Today 85% of U.S. adults are online, 64% are on Facebook, and a full 56% of us have a smartphone glued to one hand 1. Digital natives and immigrants alike are now accustomed to using technology in the flow of daily life. Previously discrete activities like checking email, posting photos to social networks, and shopping online, are now worked into pauses in the Starbucks line or on a conference call. But how do increasing digital fluency and integration manifest themselves in people’s professional lives?
It’s not always obvious how consumer-led digital fluency is resulting in enterprise business benefit. Sure, the rise of consumerization of IT has led to initiatives like Bring Your Own Device that bring workplace technology services more in line with personal technology expectations. But there’s still a gap between what people do in their personal use of digital, and their readiness to apply this knowledge to business challenges.

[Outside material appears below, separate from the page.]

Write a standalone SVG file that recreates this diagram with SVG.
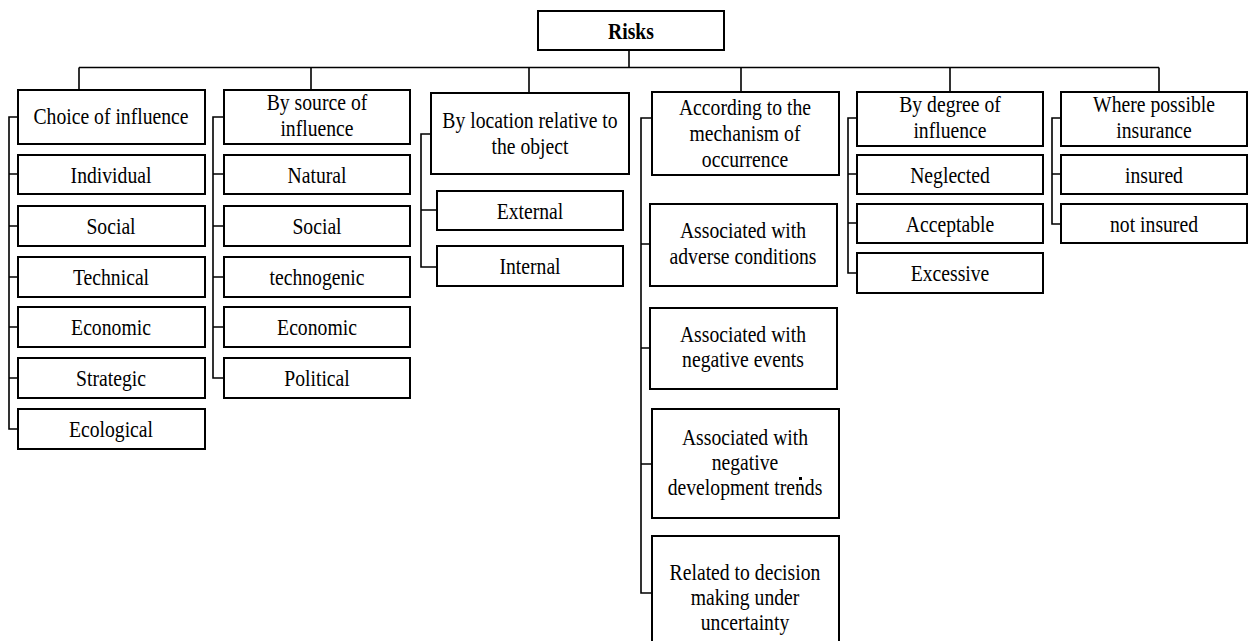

Below is one framework we’ve had some success with lately when assessing digital readiness in large organizations.
The process starts from the bottom, by assessing general comprehension of digital technology and how it might be applicable to traditional business processes.
- Are employees aware of ways technology is affecting their industry?
- Is technology used only to replicate offline processes faithfully online, or are both processes and practices consistently revisited?
- Are employees able to relate and apply general digital practices to specific business benefit?
- Is the language expanding? Are non-IT employees developing a basic vocabulary for digital?
Next, employees must develop the capabilities, through a blend of directed training and hands-on learning, to use new digital and social tools.
- Are there both formal training and peer-to-peer learning opportunities for employees?
- Are employees aware of and able to use basic collaboration technology, from project websites to link sharing?
- Are employees able to monitor and listen through digital and social communications to inform and advance their work within and beyond the organization?
- Are employees aware of ways they can create and publish content, whether through websites or social media?
Finally, does your organization provide employees with a clear selection of tools that enable new behaviors or increase efficiency.
- Do employees know how to find what they need to solve a problem, and who will support it?
- Are employees involved as advisors in the technology selection and rollout processes?
- Are there user testing protocols in place before tools are rolled out to employees?
- Are tools regularly benchmarked against consumer-led systems?
A typical mistake in technology-led rather than business-led digital initiatives is to start at the top of the pyramid with the tools, and then try to reverse-engineer business processes around them. Savvy organizations will start from the business need and raising comprehension of digital as it applies to the business. These organizations will also cope with some heterogeneity of tools in order to drive adoption, rather push for a monolithic approach that creates endless skunkworks workarounds.
There are some terrific frameworks out there to assess your organization’s readiness for digital transformation or social business maturity. Use this digital readiness checklist as a first step toward understanding your employees’ ability to engage in digital to advance the organization.